Before you decide this dessert should be served during happy hour…or in place of happy hour…relax. This will not land you a DUI or any need for bail money. All of the alcohol does bake out. Although I’m not quite sure how I feel about that.
This pie is a really nice alternative to your traditional pecan pie. There is a beautiful blend of both pecans and walnuts with a traditional pecan pie filling…with a twist. Enter chocolate and Kahlua. Now, the crust really is a traditional pie crust. Well, except it calls for just a wee lip nip (1/4 cup) of vodka. Not more than a few shots really.
OK. OK! You’re right! This ain’t granny’s pecan pie. But I sure think she would have approved. We all know granny really enjoyed the communion wine. 😉 Mogan David’s move over!
White Russian Pie
We begin with…
Foolproof Pie Dough
Cooks Illustrated, November 2007
Makes enough for one 9-inch double-crust pie
- 2 1/2 cups (12 1/2 ounces) unbleached all-purpose flour
- 1 teaspoon table salt
- 2 tablespoons sugar
- 12 tablespoons (1 1/2 sticks) cold unsalted butter, cut into 1/4-inch slices
- 1/2 cup cold vegetable shortening, cut into small bits
- 1/4 cup cold vodka
- 1/4 cup cold water
1. Process 1 1/2 cups flour, salt, and sugar in food processor until combined, about 2 one-second pulses. Add butter and shortening and process until homogeneous dough just starts to collect in uneven clumps, about 15 seconds (dough will resemble cottage cheese curds and there should be no uncoated flour). Scrape bowl with rubber spatula and redistribute dough evenly around processor blade. Add remaining cup flour and pulse until mixture is evenly distributed around bowl and mass of dough has been broken up, 4 to 6 quick pulses. Empty mixture into medium bowl.

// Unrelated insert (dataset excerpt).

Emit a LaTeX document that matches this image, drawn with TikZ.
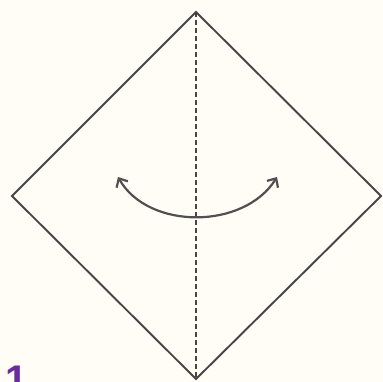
\documentclass[tikz,border=0pt]{standalone}
\usepackage{fontspec}
\setsansfont{Liberation Sans}
\usetikzlibrary{arrows.meta}
\definecolor{paper}{HTML}{FFFDF6}
\definecolor{ink}{HTML}{454545}
\definecolor{arrowink}{HTML}{505050}
\definecolor{numpurple}{HTML}{6B2A9E}
\tikzset{
  edge/.style={draw=ink, line width=1.9pt, line join=miter},
  foldline/.style={draw=ink, line width=1.8pt, dash pattern=on 5pt off 3pt},
  turnarrow/.style={draw=arrowink, line width=2.2pt, {Straight Barb[length=7pt,width=13pt]}-{Straight Barb[length=7pt,width=13pt]}},
  stepnum/.style={text=numpurple, font=\sffamily\bfseries\fontsize{40}{40}\selectfont, inner sep=0pt}
}
\begin{document}
\begin{tikzpicture}[x=1pt,y=-1pt]
\fill[paper] (0,0) rectangle (383,382);
\useasboundingbox (0,0) rectangle (383,382);
\clip (0,0) rectangle (383,382);
\coordinate (top) at (196,12);
\coordinate (right) at (381,196);
\coordinate (bottom) at (196,379);
\coordinate (left) at (12,196);
\draw[edge] (top) -- (right) -- (bottom) -- (left) -- cycle;
\draw[foldline] (top) -- (bottom);
\coordinate (aL) at (118,177);
\coordinate (aR) at (277,177);
\draw[turnarrow] (aL) .. controls (148,230) and (244,230) .. (aR);
\node[stepnum, anchor=north west] (num) at (5,366) {1};
\end{tikzpicture}
\end{document}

2. Sprinkle vodka and water over mixture. With rubber spatula, use folding motion to mix, pressing down on dough until dough is slightly tacky and sticks together. Divide dough into two even balls and flatten each into 4-inch disk. Wrap each in plastic wrap and refrigerate at least 45 minutes or up to 2 days.
…And on to the pie filling:
Adapted from Better Homes & Gardens Kahlua Chocolate Pecan Pie
- 3/4 cup semisweet chocolate pieces
- 3 eggs, lightly beaten
- 3/4 cup light-color corn syrup
- 1/2 cup packed brown sugar
- 1/4 cup butter, melted
- 1/4 cup Kahlua
- 1 tablespoon all-purpose flour
- 1 teaspoon vanilla
- 1/2 cup chopped pecans, toasted
- 1/2 cup chopped walnuts
- Coffee Whipped Cream (see recipe below) (optional)
- 1/3 cup semisweet chocolate pieces, melted
- Pecan halves, toasted
Preheat oven to 375 degrees F. Prepare above crust. Wrap pastry circle around rolling pin; transfer to a 9-inch pie plate. Ease pastry into pie plate without stretching it. Trim pastry to 1/2 inch beyond edge of pie plate. Fold under extra pastry. Crimp edge as desired. Do not prick pastry. Sprinkle with the 3/4 cup chocolate pieces.
For filling, in a medium bowl, combine eggs, corn syrup, brown sugar, melted butter, coffee liqueur, flour, and vanilla. Stir in the 1 cup chopped pecans. Slowly pour filling over chocolate pieces in crust, spreading evenly.
Cover edge of pie with foil to prevent over browning. Bake for 25 minutes. Remove foil. Bake about 10 minutes more or until edge is puffed and a knife inserted near the center comes out clean. Cool on a wire rack. Cover and chill within 2 hours.
If desired, prepare Coffee Whipped Cream before serving. Garnish pie with the melted chocolate and the pecan halves. Spoon the whipped cream on top of each serving (if using). Makes 8 servings.
For the coffee whipped cream, simply place 1 1/2 cups cold heavy cream into a mixer with whisk attachment. Whisk until soft peaks form. Add 3 tbsp. Kahlua and continue to whisk until stiff peaks form
Easy as pie. I like easy. I like pie.
Life is too short to eat ugly food y’all.